Growth stocks should be an important part of nearly every investor's portfolio. And there are a lot of ways to find growth, across industries and kinds of companies. We asked three of our contributors to write about a growth stock they think is worth buying now, and they offered up three very different companies that are growing in different ways.
Keep reading to learn more about rapid-growth investment services company Envestnet Inc. (NYSE:ENV), video-game maker Take-Two Interactive Software Inc. (NASDAQ:TTWO), and engineering services provider NV5 Global Inc. (NASDAQ:NVEE).
When growth and value are joined at the hip
Chuck Saletta (Envestnet Inc.): No less an investing luminary than Warren Buffett once proclaimed that growth and value investing are "joined at the hip." By that, he means that growth estimates are always part of valuing an investment, and any intelligent investor will be looking to buy a company for a reasonable price when compared with that growth estimate. By that measure, Envestnet is a fairly rapidly growing company that can still find a place in a value-oriented investor's portfolio.
The investment-services provider is expected to grow earnings at a 20% annualized clip over the next five years, yet its shares are available at a reasonable price relative to that potential. Despite reporting an accounting loss in 2016, Envestnet generated over $62.8 million in free cash flow, with depreciation being a key driver of the gap between accounting profit and cash flow results.
Combining that potential growth with that cash flow, I estimate a fair value for Envestnet at around $1.5 billion, which is right in line with its current market capitalization. For a rapidly growing company like Envestnet to be available at a reasonable market price makes it worthwhile to consider as a potential investment whether you're looking for growth or value.
Perhaps best of all, Envestnet's growth is coming both through acquisitions and through its own inventiveness. That gives it multiple paths to attempt to achieve the growth expected of it. While there are no guarantees about the future until it comes to pass, it's generally a good idea to look for that kind of flexibility and adaptiveness when considering companies with rapid growth prospects. That combination makes Envestnet a growth stock worthwhile of consideration for an investment.
A good play in a growing industry
Seth McNew (Take-Two Interactive Software Inc.): The video-game industry has grown substantially over the past few years as the changing business model toward digital downloads and mobile gaming has helped to increase margins and in-game sales that have sent earnings and share prices of the biggest companies higher. Take-Two Interactive isn't nearly as big as some of its rivals, such as Activision Blizzard and Electronic Arts, but when it releases its fiscal Q4 ended March 31 and full-year 2017 earnings in May, it could get a major boost.

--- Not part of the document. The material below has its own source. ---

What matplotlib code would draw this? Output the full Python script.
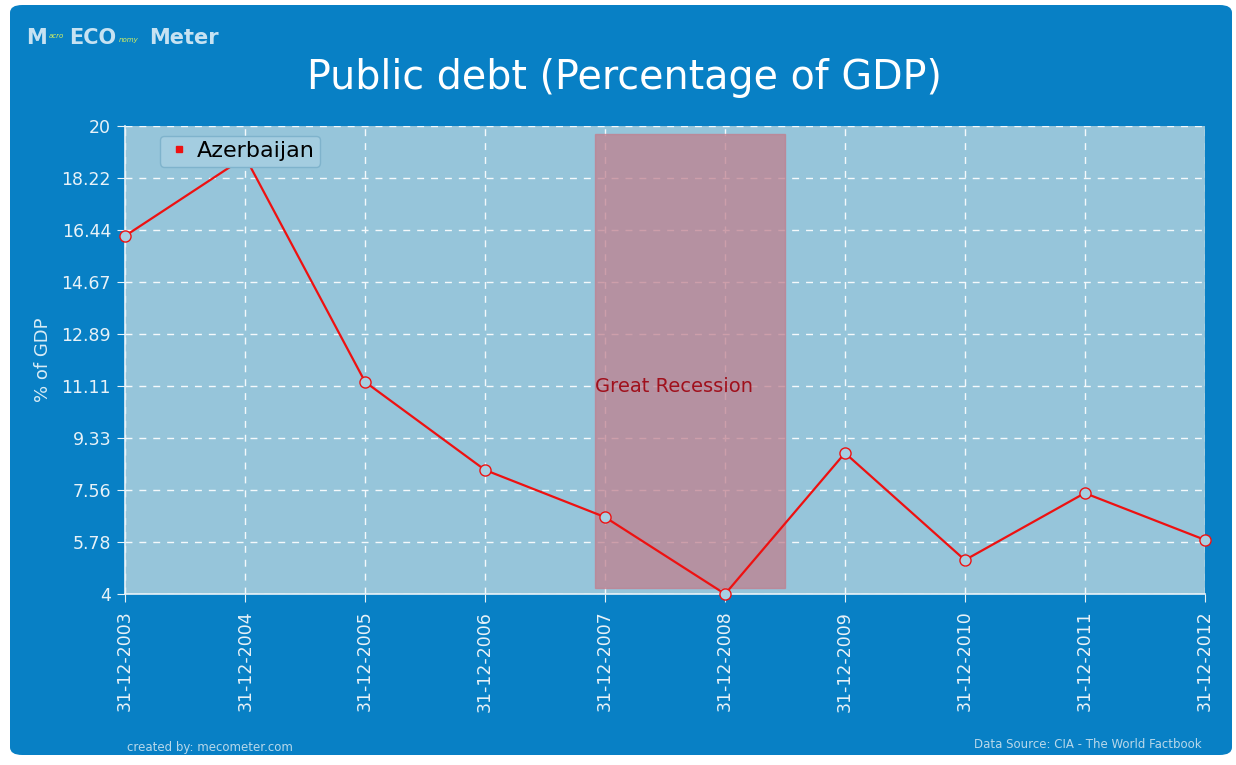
import pandas as pd
import matplotlib.pyplot as plt
from matplotlib.patches import FancyBboxPatch

dates = pd.to_datetime(["2003-12-31", "2004-12-31", "2005-12-31", "2006-12-31", "2007-12-31",
                        "2008-12-31", "2009-12-31", "2010-12-31", "2011-12-31", "2012-12-31"])
debt = [16.24, 18.94, 11.25, 8.24, 6.63, 4.0, 8.82, 5.16, 7.45, 5.85]
yticks = [4, 5.78, 7.56, 9.33, 11.11, 12.89, 14.67, 16.44, 18.22, 20]
recession = pd.to_datetime(["2007-12-01", "2009-06-30"])

blue = '#0880c5'
plot_bg = '#96c5da'

fig = plt.figure(figsize=(12.36, 7.65), dpi=100)
fig.patch.set_facecolor('white')
bg = FancyBboxPatch((10 / 1236, 10 / 765), 1222 / 1236, 750 / 765,
                    boxstyle="round,pad=0,rounding_size=0.01", transform=fig.transFigure,
                    facecolor=blue, edgecolor='none', zorder=-10)
fig.patches.append(bg)

ax = fig.add_axes([125 / 1236, 1 - 594 / 765, 1080 / 1236, 468 / 765])
ax.set_facecolor(plot_bg)

ax.axvspan(recession[0], recession[1], ymin=0.013, ymax=0.983, color='#c0808f', alpha=0.75, zorder=1)
ax.text(recession[0], 11.11, 'Great Recession', color='#a0101c', fontsize=14, va='center', ha='left', zorder=2)

ax.plot(dates, debt, '-', color='#ee1111', lw=1.6, zorder=3)
ax.plot(dates, debt, 'o', ms=8, mfc='#a8d0e2', mec='#ee1111', mew=1.0, zorder=4, clip_on=False)

ax.set_xlim(dates[0], dates[-1])
ax.set_ylim(4, 20)
ax.set_yticks(yticks)
ax.set_yticklabels([f'{t:g}' for t in yticks])
ax.set_xticks(dates)
ax.set_xticklabels([d.strftime('%d-%m-%Y') for d in dates], rotation=90)
ax.grid(True, color='#f4f9fc', linestyle=(0, (5, 5)), lw=1)
ax.set_axisbelow(True)

for s in ['top', 'right']:
    ax.spines[s].set_visible(False)
for s in ['left', 'bottom']:
    ax.spines[s].set_color('#e8f2f8')
    ax.spines[s].set_linewidth(1.2)
ax.tick_params(colors='#e8f2f8', length=6, pad=4)
ax.tick_params(axis='y', labelsize=12.5)
ax.tick_params(axis='x', labelsize=12.5, pad=6)
ax.set_ylabel('% of GDP', color='#d8ecf6', fontsize=13, labelpad=7)

leg = ax.legend([plt.Line2D([], [], marker='s', ms=5, color='#ee1111', ls='none')], ['Azerbaijan'],
                loc='upper left', bbox_to_anchor=(0.022, 1.003), fontsize=16, frameon=True,
                fancybox=True, handletextpad=0.2, borderpad=0.25, handlelength=1.2)
leg.get_frame().set_facecolor('#a4cde0')
leg.get_frame().set_edgecolor('#7fb3cc')
leg.get_frame().set_alpha(1)

fig.text(0.505, 1 - 78 / 765, 'Public debt (Percentage of GDP)', color='white', fontsize=28.5,
         ha='center', va='center', family='DejaVu Sans')

# logo
fig.text(26 / 1236, 1 - 38 / 765, 'M', color='#c6e2f2', fontsize=15, fontweight='bold', va='center')
fig.text(49 / 1236, 1 - 36 / 765, 'acro', color='#d6f060', fontsize=5, va='center', style='italic')
fig.text(69 / 1236, 1 - 38 / 765, 'ECO', color='#c6e2f2', fontsize=15, fontweight='bold', va='center')
fig.text(119 / 1236, 1 - 40 / 765, 'nomy', color='#d6f060', fontsize=5, va='center', style='italic')
fig.text(149 / 1236, 1 - 38 / 765, 'Meter', color='#c6e2f2', fontsize=15, fontweight='bold', va='center')

fig.text(127 / 1236, 1 - 747 / 765, 'created by: mecometer.com', color='#b8d8ea', fontsize=8.5, va='center')
fig.text(1202 / 1236, 1 - 744 / 765, 'Data Source: CIA - The World Factbook', color='#b8d8ea',
         fontsize=8.5, va='center', ha='right')

fig.savefig('out.png', dpi=100, facecolor=fig.get_facecolor())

Take-Two announced in February that it acquired the privately held mobile-gaming company Social Point for $250 million in cash and stock. The acquisition should help with higher sales and net cash immediately as Social Point's well-performing business makes its way on to Take-Two's financial sheets, and management expects that utilizing Social Point's clear expertise in converting mobile gaming into higher sales will lead to long-term earnings growth. Another recent development is Take-Two's partnership with the NBA to deliver more e-sports content, including an e-sports league that follows the live NBA season and includes player and team interaction -- all starting in the 2018 season.
Take-Two expects sales growth of as much as 27% for fiscal 2017 year over year, but it could very well beat its own estimates, as it has done multiple times in recent quarters. The stock is likely to get a nice boost in May if sales and earnings show that the Social Point acquisition is showing promising early results and that the company's own operations continue to move higher.
A nearly "hidden" infrastructure growth opportunity
Jason Hall (NV5 Global Inc.): Since the election of Donald Trump as president, investors have flocked to stocks with potential to profit from increased infrastructure spending. And while the market has cooled substantially more recently under the realization that our elected officials can drag their feet even on something that more than 70% of Americans support, NV5 could be a great growth stock to own, no matter what happens with domestic infrastructure spending.
That's because the company, which is led by a talented and tenured executive team, is taking advantage of the opportunity to consolidate a very large industry that's made up of a handful of giants, but mostly much smaller companies. There are more than 140,000 engineering firms in the U.S., and a big part of NV5's growth strategy is acquisition.
There's some risk with this kind of model, but CEO Dickerson Wright and his executive team have a long track record of success in building companies in this industry. With a current market cap below $400 million, NV5 can make a lot of small acquisitions to drive growth that bigger competitors wouldn't even consider. Combined, this makes NV5 a compelling stock to buy.
To put it another way, infrastructure spending remains a wildcard for many construction and engineering companies, equipment makers and raw materials suppliers, but NV5 may not need to see a big boost in government spending to deliver great investor returns. If management can continue executing on a strategy they've proven for years to be very good at, NV5 could turn out to be one of the best growth stocks to own over the next decade.